Original post by noobynoo

(1-x)^{-1} = 1+x+x^2+x^3+...

Does this answer your question?

I got it, thanks for trying. I didn't realise there were two equations for this expansion business! :colondollar:

Reply 9

anshul95

Original post by EEngWillow

(1+ax)^{-n} = 1 + nax + \frac{n(n-1)}{2!}(ax)^2 + \frac{n(n-1)(n-2)}{3!}(ax)^3 + \frac{n(n-1)(n-2)(n-3)}{4!}(ax)^4 + ...

It shouldn't be difficult to adjust the above and get the series you've seen with the second term "(-1)(-x)".

Hope that helped.

If I remember correctly you can using the gamma function -gamma(2)

Reply 10

EEngWillow

Original post by anshul95

If I remember correctly you can using the gamma function -gamma(2)

Yes, you can, but gamma functions aren't in the A Level syllabus. (Or are they?!)

Reply 11

anshul95

Original post by EEngWillow

Yes, you can, but gamma functions aren't in the A Level syllabus. (Or are they?!)

they aren't I was just telling you that you can.

Reply 12

Farhan.Hanif93

Original post by anshul95

If I remember correctly you can using the gamma function -gamma(2)

What part are you suggesting using the gamma function for?

Reply 13

soutioirsim

Well the formula is

\frac{n!}{(n-r)!r!}

but for the first few terms they have used r = 1, 2, 3... etc.

So the the terms become:

\frac{n!}{(n-0)!0!} = 1,

\frac{n!}{(n-1)!1!} = n,

\frac{n!}{(n-2)!2!} = \frac{n(n-1)}{2!}

Reply 14

anshul95

Original post by Farhan.Hanif93

What part are you suggesting using the gamma function for?

I wasn't suggesting it be used in the question, but that EEngWillow said the factorial of a negative number was undefined. Which using the gamma function it isnt.

Reply 15

Farhan.Hanif93

Original post by anshul95

I wasn't suggesting it be used in the question, but that EEngWillow said the factorial of a negative number was undefined. Which using the gamma function it isnt.

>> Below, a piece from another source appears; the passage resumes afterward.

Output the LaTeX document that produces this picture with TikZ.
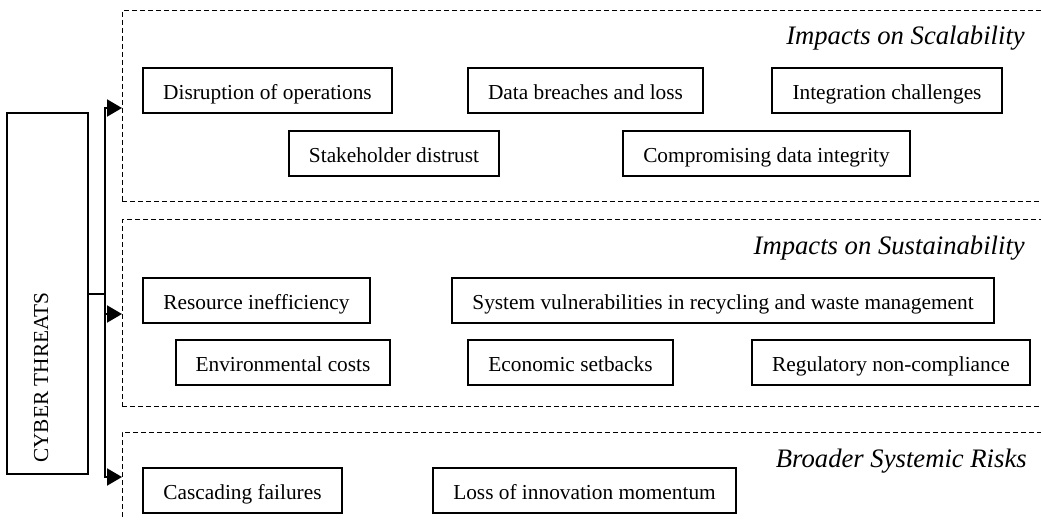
\documentclass[tikz,border=0pt]{standalone}
\usepackage{fontspec}
\setmainfont{Liberation Serif}
\usetikzlibrary{arrows.meta}
% one drawing unit = one pixel of a 1041 x 520 canvas
\newcommand{\itembox}[7][item]{%
  \node[#1, minimum width={(#5-#3)*0.75pt}, minimum height={(#6-#4)*0.75pt}]
    (#2) at ({(#3+#5)/2},{(#4+#6)/2}) {#7};}
\begin{document}
\begin{tikzpicture}[x=0.75pt,y=-0.75pt,
  item/.style={draw, line width=0.9pt, inner sep=0pt, outer sep=0pt,
    text height=16pt, text depth=2pt,
    font=\fontsize{16}{19}\selectfont},
  region/.style={draw, line width=0.75pt, dash pattern=on 3.75pt off 2.25pt,
    inner sep=0pt, outer sep=0pt},
  heading/.style={font=\fontsize{20}{24}\selectfont\itshape, anchor=base east,
    inner sep=0pt},
  bus/.style={line width=1.5pt},
  feed/.style={line width=1.5pt, -{Triangle[length=11.25pt,width=12.75pt]}}]
\useasboundingbox (0,0) rectangle (1041,520);
\clip (0,0) rectangle (1041,520);

% dashed regions (open to the right and, for the last one, downwards)
\itembox[region]{scal}{122}{11}{1070}{202}{}
\itembox[region]{sust}{122}{220}{1070}{406}{}
\itembox[region]{risk}{122}{432}{1070}{560}{}

% region headings
\node[heading] (scalHead) at (1025,45) {Impacts on Scalability};
\node[heading] (sustHead) at (1025,254) {Impacts on Sustainability};
\node[heading] (riskHead) at (1027,467) {Broader Systemic Risks};

% source box
\itembox{cyber}{7}{113}{88}{474}{}
\node[rotate=90, anchor=base west, inner sep=0pt,
  font=\fontsize{16}{19}\selectfont] (cyberText) at (48,463) {CYBER THREATS};

% scalability impacts
\itembox{disr}{143}{68}{392}{113}{Disruption of operations}
\itembox{breach}{468}{68}{703}{113}{Data breaches and loss}
\itembox{integ}{772}{68}{1002}{113}{Integration challenges}
\itembox{distrust}{289}{131}{499}{176}{Stakeholder distrust}
\itembox{integrity}{623}{131}{910}{176}{Compromising data integrity}

% sustainability impacts
\itembox{resource}{143}{278}{370}{323}{Resource inefficiency}
\itembox{recycle}{452}{278}{994}{323}{System vulnerabilities in recycling and waste management}
\itembox{env}{176}{340}{390}{385}{Environmental costs}
\itembox{econ}{468}{340}{673}{385}{Economic setbacks}
\itembox{regul}{752}{340}{1030}{385}{Regulatory non-compliance}

% systemic risks
\itembox{cascade}{143}{468}{342}{513}{Cascading failures}
\itembox{innov}{433}{468}{736}{513}{Loss of innovation momentum}

% distribution bus
\coordinate (busTop) at (105,108);
\coordinate (busMid) at (105,314);
\coordinate (busBot) at (105,477);
\draw[bus] (cyber.east) -- (cyber.east -| busTop);
\draw[bus] ([yshift=0.75pt]busTop) -- ([yshift=-0.75pt]busBot);
\draw[feed] (busTop) -- (busTop -| scal.west);
\draw[feed] (busMid) -- (busMid -| sust.west);
\draw[feed] (busBot) -- (busBot -| risk.west);
\end{tikzpicture}
\end{document}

I'm afraid you're wrong there. The gamma function isn't defined for negative integers.

Reply 16

anshul95

Original post by Farhan.Hanif93

I'm afraid you're wrong there. The gamma function isn't defined for negative integers.

ah yes you are right....just tried it on wolframalpha. You are just too sharp. I probably got carried away because you can do it for negative fractions. The correct answer looks quite cool though - complex infinity!!!